3月17日(水)

深夜に山本と異常論文についての最終調整。翌朝、異常論文が完成。夜通し書いていた山本が樋口さんに原稿を送る。
歯を磨いて、新宿へ。『シン・エヴァンゲリオン劇場版:||』を観る。意外な結末。門前仲町へ。Yさんとカレーを食べる。お互いに総柄のパンツを履いて来て笑う。バナナの葉の包みを開けて、ライスのまわりに敷き詰められた具を混ぜながら食べる。IさんやSさん、Aさんの近況についての話をする。店内のディスプレイに宇宙空間を背景にした仏像の動画が流れていて、味わい深い気持ちになる。都営大江戸線に乗る。車内の音が大きすぎてYさんの声が聞き取れず、耳だけを顔に近づけると、Yさんが大笑いする。
――(Yさん)所作が完全にジジイなのよ。
初台まで移動して、千葉正也個展を観る。会場の壁に穴を開けて張り巡らされた木製の細い通路のなかに、おが屑のようなものが敷き詰められている。壁から自立して、あちこちの方を向いている絵を眺めているうちに、通路の上でおが屑を堀りながら移動している亀を見つける。Yさん曰く、今日は前に観にきたときよりも元気らしい。亀は赤いランプの近くを行ったり来たりして、ときどき思い出したように地面を掘る。亀の様子を監視するライブ映像が観られるQRコードをモチーフにした絵を見つける。
ギャラリーショップで図録を買いに行くと、入り口でIさんと会う。Sさんと個展を観に来たという。
――(Yさん)さっきIの話してたからびっくりした。引き寄せてしまった……。
――(作者)そのジャケット、KikoとAsicsのやつですか。
――(Iさん)そうなんですよ。
Sさんが向こうからこちらに向かって歩いてくる。はじめはだれがだれなのかわからなかったらしく、足取りが左右に大きくぶれながら近づいてくる。下の階におりて、喫茶店で話をする。
――(Y)亀って美術館のなか歩かせていいの?
――(I)いいんじゃないかな。それより植物とかがむずかしかったとおもう。黴とか虫とか連れてきちゃうから。

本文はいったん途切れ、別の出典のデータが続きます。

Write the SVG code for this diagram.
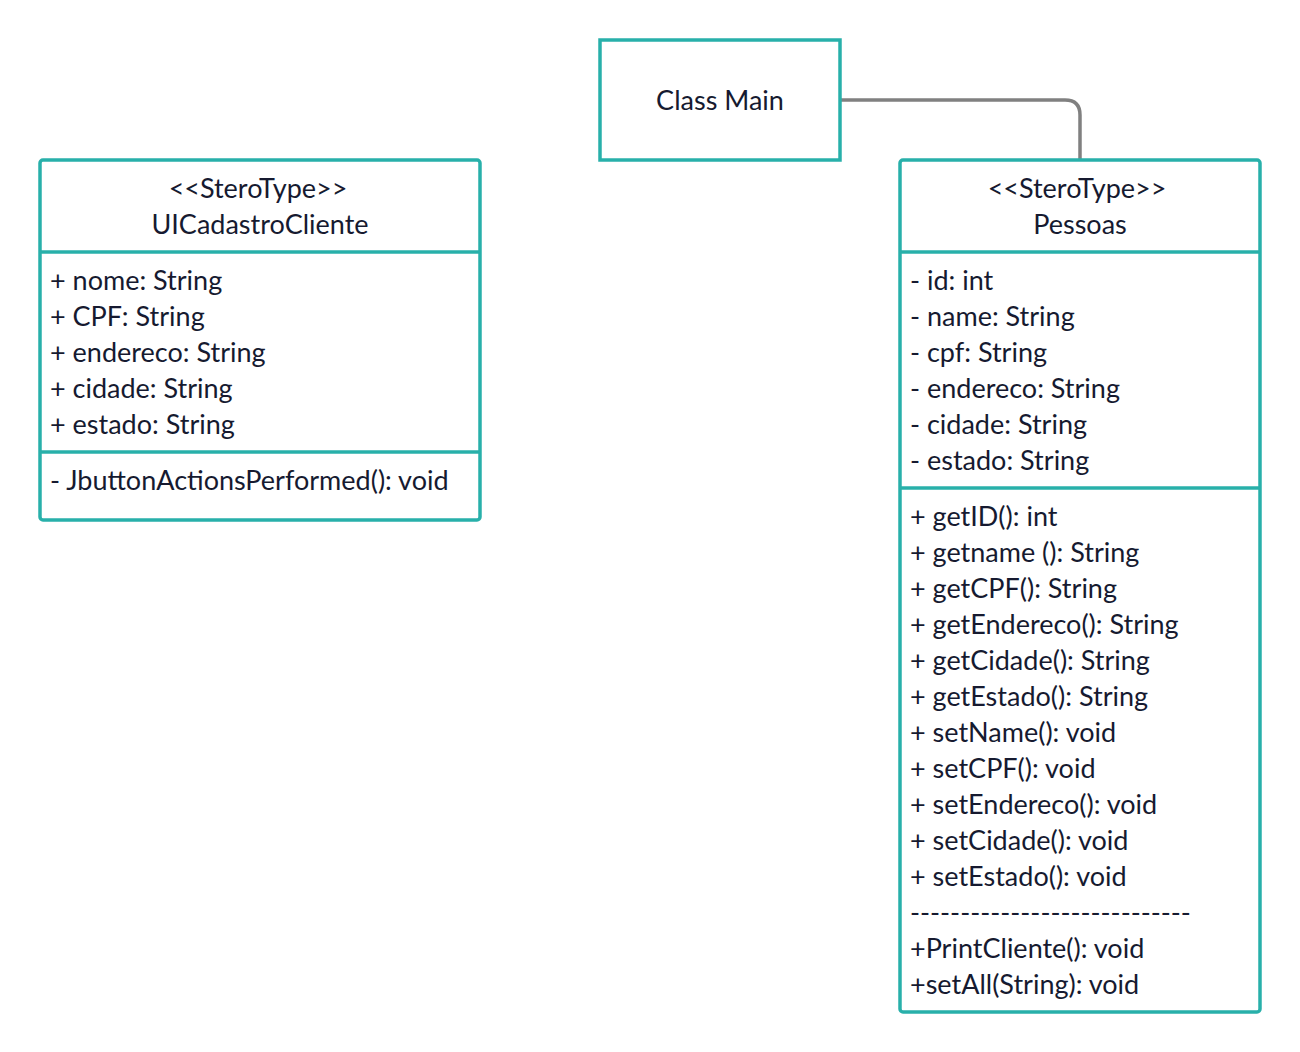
<svg xmlns="http://www.w3.org/2000/svg" width="1300" height="1052" viewBox="0 0 1300 1052">
<style>
.box{fill:#ffffff;stroke:#28b0aa;stroke-width:3.5}
.div{stroke:#28b0aa;stroke-width:3.5}
text{font-family:Lato,"Open Sans","Liberation Sans",sans-serif;fill:#161a30;font-size:27px}
.c{text-anchor:middle}
.conn{fill:none;stroke:#808080;stroke-width:3.5}
</style>
<rect width="1300" height="1052" fill="#ffffff"/>
<g id="connectors">
<path class="conn" d="M840 100 H1065 Q1080 100 1080 115 V160"/>
</g>
<g id="main">
<rect class="box" x="600" y="40" width="240" height="120"/>
<text class="c" x="720" y="110">Class Main</text>
</g>
<g id="uicadastro">
<rect class="box" x="40" y="160" width="440" height="360" rx="3"/>
<line class="div" x1="40" y1="252" x2="480" y2="252"/>
<line class="div" x1="40" y1="452" x2="480" y2="452"/>
<text class="c" x="258" y="198">&lt;&lt;SteroType&gt;&gt;</text>
<text class="c" x="260" y="234">UICadastroCliente</text>
<text x="50" y="290">+ nome: String</text>
<text x="50" y="326">+ CPF: String</text>
<text x="50" y="362">+ endereco: String</text>
<text x="50" y="398">+ cidade: String</text>
<text x="50" y="434">+ estado: String</text>
<text x="50" y="490">- JbuttonActionsPerformed(): void</text>
</g>
<g id="pessoas">
<rect class="box" x="900" y="160" width="360" height="852" rx="3"/>
<line class="div" x1="900" y1="252" x2="1260" y2="252"/>
<line class="div" x1="900" y1="488" x2="1260" y2="488"/>
<text class="c" x="1077" y="198">&lt;&lt;SteroType&gt;&gt;</text>
<text class="c" x="1080" y="234">Pessoas</text>
<text x="910" y="290">- id: int</text>
<text x="910" y="326">- name: String</text>
<text x="910" y="362">- cpf: String</text>
<text x="910" y="398">- endereco: String</text>
<text x="910" y="434">- cidade: String</text>
<text x="910" y="470">- estado: String</text>
<text x="910" y="526">+ getID(): int</text>
<text x="910" y="562">+ getname (): String</text>
<text x="910" y="598">+ getCPF(): String</text>
<text x="910" y="634">+ getEndereco(): String</text>
<text x="910" y="670">+ getCidade(): String</text>
<text x="910" y="706">+ getEstado(): String</text>
<text x="910" y="742">+ setName(): void</text>
<text x="910" y="778">+ setCPF(): void</text>
<text x="910" y="814">+ setEndereco(): void</text>
<text x="910" y="850">+ setCidade(): void</text>
<text x="910" y="886">+ setEstado(): void</text>
<text x="910" y="922">----------------------------</text>
<text x="910" y="958">+PrintCliente(): void</text>
<text x="910" y="994">+setAll(String): void</text>
</g>
</svg>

解散して、下北沢へ。同期と待ち合わせをして、今回も現実の「加工」を行うための話し合い。塩麹に漬けた豚バラ肉をアボカドといっしょに炒めたものと、醤油で茹でたブリ。エヴァの話をして、あまり乗り気でなかった同期が、結末を聞いて興味を示す。テレビ版と旧劇場版、新劇場版を観て、来週までに「観られる体」をつくることにするという。
――(作者)今日どうする?
――(同期)仮説を提唱したいんだけど、散歩すれば思いつくとおもう。
酒を買って、行き先を決めずに散歩をする。何駅か過ぎて、住宅街が続く。しだいに家のスケールが大きくなってきたので、――資本主義を見せつけられているね、というと、同期がうなずく。とりわけ大きな家を見つけたので、――これこそが資本主義だ、といいながら表札を探すと、コートジボワールの大使館だった。道なりに進んでいくうちに、見覚えのある道に入る。
――(作者)近くに詩とダンスのミュージアムがあるな。
――(同期)何?
――野村(喜和夫)さんの家を美術館にしたやつ。
――行こうぜ!
三十分ほど歩いていると、詩とダンスのミュージアムを見つける。詩の朗読をしながら、日付が変わるまで散歩を続行。次の日が仕事なので、タクシーで同期の家まで帰る。